> **What you are asked to do**: Reproduce exactly the lines starting at the line that contains "Write a component" and ending at the line that contains "2011, 2012, 2013];". Omit pictures.

> **Records supplied**:
BEGIN

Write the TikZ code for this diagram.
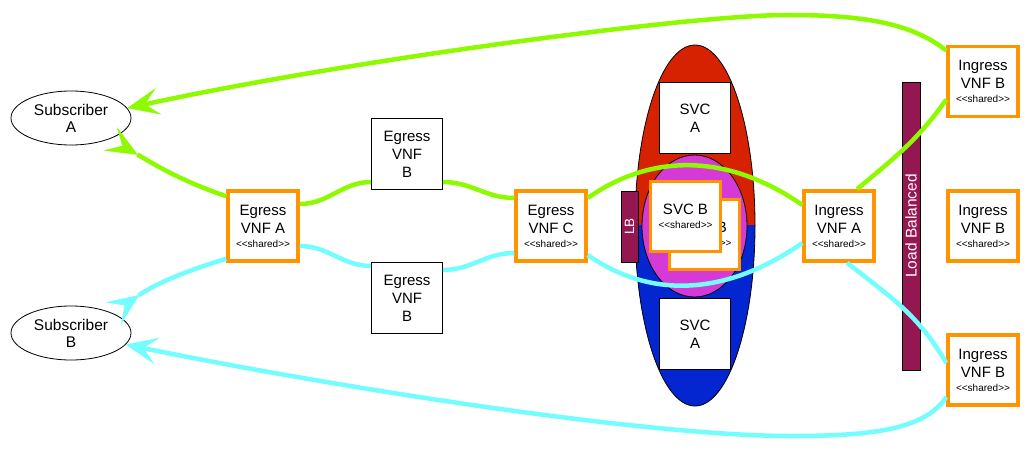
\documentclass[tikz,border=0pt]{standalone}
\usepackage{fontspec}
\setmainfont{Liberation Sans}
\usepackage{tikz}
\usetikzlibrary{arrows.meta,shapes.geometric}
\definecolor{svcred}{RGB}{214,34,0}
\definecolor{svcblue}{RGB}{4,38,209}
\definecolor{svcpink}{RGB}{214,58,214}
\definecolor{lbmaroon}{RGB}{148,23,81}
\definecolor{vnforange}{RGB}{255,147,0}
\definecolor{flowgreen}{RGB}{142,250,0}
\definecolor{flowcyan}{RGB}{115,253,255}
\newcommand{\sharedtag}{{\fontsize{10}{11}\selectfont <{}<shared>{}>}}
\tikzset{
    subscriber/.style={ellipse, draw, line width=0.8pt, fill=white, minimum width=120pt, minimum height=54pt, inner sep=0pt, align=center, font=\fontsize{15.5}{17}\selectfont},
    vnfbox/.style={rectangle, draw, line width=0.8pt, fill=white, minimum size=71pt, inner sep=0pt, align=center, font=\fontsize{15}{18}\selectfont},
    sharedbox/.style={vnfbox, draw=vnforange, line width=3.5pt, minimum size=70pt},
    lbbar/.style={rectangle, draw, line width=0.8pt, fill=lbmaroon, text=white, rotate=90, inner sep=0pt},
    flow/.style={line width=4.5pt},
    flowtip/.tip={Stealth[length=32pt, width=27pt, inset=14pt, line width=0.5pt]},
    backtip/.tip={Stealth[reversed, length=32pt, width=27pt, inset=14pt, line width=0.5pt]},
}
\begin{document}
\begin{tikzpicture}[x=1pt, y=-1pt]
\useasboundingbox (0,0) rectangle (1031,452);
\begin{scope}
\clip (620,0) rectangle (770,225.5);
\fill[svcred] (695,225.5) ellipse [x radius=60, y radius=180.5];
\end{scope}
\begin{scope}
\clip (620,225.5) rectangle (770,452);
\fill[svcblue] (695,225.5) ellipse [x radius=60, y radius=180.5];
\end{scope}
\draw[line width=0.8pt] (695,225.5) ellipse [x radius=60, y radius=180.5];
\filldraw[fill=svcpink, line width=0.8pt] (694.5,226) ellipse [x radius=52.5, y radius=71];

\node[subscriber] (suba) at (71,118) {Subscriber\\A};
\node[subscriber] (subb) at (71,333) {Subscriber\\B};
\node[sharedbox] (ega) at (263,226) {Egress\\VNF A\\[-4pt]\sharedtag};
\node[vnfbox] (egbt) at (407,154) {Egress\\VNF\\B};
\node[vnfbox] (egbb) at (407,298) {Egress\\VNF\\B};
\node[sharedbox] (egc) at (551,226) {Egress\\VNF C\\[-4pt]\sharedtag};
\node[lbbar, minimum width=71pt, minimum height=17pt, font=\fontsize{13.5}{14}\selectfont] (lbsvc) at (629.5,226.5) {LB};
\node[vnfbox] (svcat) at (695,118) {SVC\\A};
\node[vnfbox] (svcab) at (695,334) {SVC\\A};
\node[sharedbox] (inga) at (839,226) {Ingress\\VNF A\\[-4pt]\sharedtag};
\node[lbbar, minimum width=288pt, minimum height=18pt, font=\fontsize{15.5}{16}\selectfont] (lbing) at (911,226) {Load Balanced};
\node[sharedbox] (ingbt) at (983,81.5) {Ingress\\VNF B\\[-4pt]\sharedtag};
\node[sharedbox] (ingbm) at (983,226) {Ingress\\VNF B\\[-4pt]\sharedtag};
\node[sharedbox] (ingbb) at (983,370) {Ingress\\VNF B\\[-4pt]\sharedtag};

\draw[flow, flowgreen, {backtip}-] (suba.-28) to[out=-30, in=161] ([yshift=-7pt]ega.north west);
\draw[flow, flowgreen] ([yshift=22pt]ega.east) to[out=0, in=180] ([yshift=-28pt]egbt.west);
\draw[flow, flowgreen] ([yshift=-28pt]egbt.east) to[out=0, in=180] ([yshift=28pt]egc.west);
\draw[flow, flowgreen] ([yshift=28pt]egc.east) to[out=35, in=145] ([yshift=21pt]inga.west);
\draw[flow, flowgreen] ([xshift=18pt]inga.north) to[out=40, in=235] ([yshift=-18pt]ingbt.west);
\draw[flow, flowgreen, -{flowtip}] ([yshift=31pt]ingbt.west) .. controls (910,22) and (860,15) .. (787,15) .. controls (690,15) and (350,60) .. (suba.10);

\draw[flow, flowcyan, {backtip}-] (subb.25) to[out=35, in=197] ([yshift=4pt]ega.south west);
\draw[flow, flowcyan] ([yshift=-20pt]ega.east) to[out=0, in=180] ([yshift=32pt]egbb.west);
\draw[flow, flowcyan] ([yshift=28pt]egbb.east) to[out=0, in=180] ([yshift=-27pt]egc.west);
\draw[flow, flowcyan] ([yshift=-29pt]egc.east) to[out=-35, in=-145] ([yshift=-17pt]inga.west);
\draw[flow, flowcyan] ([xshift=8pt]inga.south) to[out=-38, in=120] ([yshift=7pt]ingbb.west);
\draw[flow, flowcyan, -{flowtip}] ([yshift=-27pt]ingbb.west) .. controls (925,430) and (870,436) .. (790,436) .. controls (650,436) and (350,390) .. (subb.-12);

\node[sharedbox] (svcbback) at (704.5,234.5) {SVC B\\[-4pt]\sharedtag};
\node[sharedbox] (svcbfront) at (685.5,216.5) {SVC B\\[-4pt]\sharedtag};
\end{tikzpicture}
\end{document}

END
BEGIN

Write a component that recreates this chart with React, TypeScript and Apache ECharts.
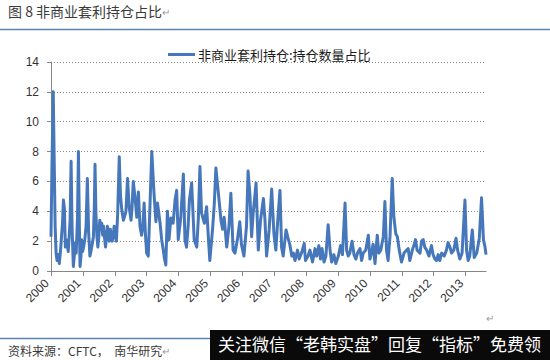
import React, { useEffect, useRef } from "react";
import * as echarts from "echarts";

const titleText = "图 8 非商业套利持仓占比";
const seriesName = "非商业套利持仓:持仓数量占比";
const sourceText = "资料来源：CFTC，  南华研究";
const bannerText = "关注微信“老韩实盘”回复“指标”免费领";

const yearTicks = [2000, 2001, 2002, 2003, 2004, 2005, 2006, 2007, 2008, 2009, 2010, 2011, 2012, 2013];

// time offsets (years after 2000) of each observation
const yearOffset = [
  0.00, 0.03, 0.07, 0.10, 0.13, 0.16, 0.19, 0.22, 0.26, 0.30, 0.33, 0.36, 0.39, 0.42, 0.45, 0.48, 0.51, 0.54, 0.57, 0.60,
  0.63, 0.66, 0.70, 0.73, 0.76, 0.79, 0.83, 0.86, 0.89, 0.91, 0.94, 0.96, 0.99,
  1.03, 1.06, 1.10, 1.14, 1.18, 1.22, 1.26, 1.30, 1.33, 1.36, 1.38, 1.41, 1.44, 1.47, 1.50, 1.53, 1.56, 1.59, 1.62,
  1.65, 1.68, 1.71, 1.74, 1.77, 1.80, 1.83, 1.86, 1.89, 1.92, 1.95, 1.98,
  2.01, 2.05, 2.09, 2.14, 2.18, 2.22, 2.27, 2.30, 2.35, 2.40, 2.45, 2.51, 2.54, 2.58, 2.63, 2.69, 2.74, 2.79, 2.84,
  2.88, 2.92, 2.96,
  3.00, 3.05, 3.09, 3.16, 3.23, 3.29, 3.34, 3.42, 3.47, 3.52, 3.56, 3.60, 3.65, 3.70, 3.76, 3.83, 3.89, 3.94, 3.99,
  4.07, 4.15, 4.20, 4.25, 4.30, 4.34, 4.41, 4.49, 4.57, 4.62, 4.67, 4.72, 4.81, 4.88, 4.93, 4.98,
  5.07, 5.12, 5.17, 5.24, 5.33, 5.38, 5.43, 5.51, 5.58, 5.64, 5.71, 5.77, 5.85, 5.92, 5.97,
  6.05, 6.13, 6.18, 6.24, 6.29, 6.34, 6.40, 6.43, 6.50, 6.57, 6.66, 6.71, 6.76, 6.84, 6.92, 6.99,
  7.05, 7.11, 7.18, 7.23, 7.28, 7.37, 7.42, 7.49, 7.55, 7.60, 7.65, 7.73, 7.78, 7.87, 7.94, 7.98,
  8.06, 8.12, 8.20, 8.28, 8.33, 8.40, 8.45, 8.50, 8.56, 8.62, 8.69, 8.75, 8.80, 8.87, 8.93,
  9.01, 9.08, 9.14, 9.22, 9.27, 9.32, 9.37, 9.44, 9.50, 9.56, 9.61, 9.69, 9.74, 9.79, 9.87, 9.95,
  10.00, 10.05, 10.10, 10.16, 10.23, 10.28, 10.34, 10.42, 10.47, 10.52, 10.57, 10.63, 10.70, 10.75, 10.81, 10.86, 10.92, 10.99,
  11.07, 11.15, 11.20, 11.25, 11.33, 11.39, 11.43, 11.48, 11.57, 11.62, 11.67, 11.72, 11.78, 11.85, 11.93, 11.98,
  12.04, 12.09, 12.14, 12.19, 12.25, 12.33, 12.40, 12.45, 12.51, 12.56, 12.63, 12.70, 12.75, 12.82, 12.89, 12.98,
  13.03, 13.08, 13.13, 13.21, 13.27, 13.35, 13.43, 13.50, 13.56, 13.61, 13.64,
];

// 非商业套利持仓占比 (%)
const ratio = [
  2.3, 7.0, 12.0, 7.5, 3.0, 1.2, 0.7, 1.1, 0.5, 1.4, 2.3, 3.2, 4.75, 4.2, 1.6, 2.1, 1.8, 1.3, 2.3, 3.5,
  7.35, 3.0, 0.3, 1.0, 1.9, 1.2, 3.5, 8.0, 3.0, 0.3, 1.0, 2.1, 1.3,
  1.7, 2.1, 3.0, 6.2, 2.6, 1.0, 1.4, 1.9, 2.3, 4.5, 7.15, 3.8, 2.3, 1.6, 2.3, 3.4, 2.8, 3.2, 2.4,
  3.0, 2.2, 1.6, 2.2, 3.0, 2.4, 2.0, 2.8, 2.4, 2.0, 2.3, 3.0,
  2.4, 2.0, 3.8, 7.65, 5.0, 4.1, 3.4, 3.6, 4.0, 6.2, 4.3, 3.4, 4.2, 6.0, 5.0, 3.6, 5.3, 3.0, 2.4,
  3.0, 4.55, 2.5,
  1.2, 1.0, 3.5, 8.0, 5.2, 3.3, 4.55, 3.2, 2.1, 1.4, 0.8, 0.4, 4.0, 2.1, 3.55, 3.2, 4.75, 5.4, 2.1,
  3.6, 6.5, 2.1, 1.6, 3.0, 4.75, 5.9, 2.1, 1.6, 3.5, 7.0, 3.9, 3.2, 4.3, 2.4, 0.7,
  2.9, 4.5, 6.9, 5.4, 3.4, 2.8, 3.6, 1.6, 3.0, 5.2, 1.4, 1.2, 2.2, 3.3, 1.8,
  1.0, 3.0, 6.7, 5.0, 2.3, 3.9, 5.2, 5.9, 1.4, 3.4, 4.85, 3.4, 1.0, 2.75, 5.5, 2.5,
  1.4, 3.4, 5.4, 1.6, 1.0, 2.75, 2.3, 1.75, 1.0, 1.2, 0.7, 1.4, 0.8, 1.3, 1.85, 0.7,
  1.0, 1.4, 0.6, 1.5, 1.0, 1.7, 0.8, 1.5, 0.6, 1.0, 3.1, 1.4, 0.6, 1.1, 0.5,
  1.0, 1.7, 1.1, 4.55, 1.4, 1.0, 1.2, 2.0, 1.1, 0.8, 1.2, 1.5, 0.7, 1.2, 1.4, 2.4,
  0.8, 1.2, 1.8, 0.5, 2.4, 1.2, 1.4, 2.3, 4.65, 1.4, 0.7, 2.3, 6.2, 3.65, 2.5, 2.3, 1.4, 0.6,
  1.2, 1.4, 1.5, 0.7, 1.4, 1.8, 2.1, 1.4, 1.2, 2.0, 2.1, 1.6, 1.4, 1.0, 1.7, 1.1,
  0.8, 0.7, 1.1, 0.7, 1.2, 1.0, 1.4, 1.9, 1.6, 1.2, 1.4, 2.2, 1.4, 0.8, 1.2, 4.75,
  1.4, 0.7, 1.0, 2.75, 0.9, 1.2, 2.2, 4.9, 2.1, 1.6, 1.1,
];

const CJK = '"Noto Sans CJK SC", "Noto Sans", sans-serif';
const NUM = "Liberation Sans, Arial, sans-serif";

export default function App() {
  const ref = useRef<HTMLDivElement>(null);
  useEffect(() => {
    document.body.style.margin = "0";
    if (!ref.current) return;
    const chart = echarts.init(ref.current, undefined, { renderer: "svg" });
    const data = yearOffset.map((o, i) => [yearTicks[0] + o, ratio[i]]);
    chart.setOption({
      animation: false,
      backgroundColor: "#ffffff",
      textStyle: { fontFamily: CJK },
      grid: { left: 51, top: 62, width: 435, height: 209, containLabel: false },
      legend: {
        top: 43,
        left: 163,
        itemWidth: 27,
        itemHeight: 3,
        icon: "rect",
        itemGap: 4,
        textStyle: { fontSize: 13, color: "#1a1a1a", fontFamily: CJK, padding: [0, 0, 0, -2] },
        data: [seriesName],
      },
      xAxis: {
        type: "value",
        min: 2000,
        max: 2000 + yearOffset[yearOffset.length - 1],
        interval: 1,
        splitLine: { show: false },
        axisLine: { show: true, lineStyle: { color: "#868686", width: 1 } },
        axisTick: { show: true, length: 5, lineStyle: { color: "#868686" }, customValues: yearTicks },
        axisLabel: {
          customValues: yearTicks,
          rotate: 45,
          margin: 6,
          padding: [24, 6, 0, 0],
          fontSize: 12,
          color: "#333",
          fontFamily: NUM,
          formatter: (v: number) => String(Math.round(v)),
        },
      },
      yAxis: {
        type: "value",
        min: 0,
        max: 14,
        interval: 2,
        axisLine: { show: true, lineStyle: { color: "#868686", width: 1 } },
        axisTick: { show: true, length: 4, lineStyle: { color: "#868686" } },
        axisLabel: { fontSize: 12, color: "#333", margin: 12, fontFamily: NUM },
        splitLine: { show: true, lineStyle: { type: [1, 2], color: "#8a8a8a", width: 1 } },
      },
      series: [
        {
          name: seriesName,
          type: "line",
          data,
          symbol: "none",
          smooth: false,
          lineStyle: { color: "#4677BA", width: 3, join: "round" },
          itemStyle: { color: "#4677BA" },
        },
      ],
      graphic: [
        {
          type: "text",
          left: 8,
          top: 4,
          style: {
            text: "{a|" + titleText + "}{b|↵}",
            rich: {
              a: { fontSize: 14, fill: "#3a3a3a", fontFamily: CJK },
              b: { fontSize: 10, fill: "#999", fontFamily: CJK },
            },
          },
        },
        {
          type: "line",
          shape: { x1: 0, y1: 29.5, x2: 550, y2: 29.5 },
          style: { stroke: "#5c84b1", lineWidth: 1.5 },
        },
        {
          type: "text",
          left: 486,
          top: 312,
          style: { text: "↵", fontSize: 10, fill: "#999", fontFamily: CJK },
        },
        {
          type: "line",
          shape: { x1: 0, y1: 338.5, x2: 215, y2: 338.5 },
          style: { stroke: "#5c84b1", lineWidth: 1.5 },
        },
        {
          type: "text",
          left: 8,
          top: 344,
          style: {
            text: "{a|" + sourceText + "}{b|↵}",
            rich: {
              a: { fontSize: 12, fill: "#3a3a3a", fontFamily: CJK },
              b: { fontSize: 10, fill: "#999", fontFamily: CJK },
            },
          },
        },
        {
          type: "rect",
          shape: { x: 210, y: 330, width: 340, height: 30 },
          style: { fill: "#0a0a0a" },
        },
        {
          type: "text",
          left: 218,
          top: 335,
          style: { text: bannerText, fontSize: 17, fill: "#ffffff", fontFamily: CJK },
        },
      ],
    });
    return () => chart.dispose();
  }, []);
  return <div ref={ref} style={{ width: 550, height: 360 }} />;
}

END
BEGIN

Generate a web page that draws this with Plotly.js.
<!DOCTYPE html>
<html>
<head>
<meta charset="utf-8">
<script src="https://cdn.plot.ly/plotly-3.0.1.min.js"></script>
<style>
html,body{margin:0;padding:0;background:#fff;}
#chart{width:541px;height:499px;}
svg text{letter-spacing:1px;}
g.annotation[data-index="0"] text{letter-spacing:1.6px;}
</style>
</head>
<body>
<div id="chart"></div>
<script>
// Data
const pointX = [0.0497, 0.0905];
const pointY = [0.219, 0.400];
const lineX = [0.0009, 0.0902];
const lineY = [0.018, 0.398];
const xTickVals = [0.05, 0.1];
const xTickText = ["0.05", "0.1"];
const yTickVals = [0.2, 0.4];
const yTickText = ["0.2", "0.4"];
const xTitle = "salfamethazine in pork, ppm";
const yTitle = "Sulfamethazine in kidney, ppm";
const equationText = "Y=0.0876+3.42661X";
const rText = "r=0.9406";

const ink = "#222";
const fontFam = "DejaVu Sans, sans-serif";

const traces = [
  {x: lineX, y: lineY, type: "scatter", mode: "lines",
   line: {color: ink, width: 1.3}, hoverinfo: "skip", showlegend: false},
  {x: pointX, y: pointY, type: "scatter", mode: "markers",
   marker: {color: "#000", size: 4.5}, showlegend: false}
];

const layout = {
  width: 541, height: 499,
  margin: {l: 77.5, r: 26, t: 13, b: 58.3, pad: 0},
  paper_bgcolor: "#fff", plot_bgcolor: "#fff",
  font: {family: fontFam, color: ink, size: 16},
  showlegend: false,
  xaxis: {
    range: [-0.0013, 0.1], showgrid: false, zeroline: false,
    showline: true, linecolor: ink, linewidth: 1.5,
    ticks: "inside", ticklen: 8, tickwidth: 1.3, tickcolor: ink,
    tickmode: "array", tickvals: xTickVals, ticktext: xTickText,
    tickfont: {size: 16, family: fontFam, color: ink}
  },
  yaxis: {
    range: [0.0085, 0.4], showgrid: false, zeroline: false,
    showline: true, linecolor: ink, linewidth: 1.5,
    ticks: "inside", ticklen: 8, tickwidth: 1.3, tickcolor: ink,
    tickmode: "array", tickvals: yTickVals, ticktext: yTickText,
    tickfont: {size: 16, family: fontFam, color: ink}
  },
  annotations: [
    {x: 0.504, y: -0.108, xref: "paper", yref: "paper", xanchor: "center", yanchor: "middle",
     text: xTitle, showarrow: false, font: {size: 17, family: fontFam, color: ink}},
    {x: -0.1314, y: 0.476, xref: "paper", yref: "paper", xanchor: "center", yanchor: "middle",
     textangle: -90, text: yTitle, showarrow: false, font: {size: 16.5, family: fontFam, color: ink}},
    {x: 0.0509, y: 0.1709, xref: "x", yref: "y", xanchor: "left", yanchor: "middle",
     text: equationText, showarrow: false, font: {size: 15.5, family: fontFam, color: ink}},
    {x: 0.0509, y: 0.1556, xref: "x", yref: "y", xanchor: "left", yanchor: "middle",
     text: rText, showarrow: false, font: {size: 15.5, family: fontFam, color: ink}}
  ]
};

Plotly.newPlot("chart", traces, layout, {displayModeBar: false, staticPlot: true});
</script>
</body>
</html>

END

> **Task solution**:
Write a component that recreates this chart with React, TypeScript and Apache ECharts.
import React, { useEffect, useRef } from "react";
import * as echarts from "echarts";

const titleText = "图 8 非商业套利持仓占比";
const seriesName = "非商业套利持仓:持仓数量占比";
const sourceText = "资料来源：CFTC，  南华研究";
const bannerText = "关注微信“老韩实盘”回复“指标”免费领";

const yearTicks = [2000, 2001, 2002, 2003, 2004, 2005, 2006, 2007, 2008, 2009, 2010, 2011, 2012, 2013];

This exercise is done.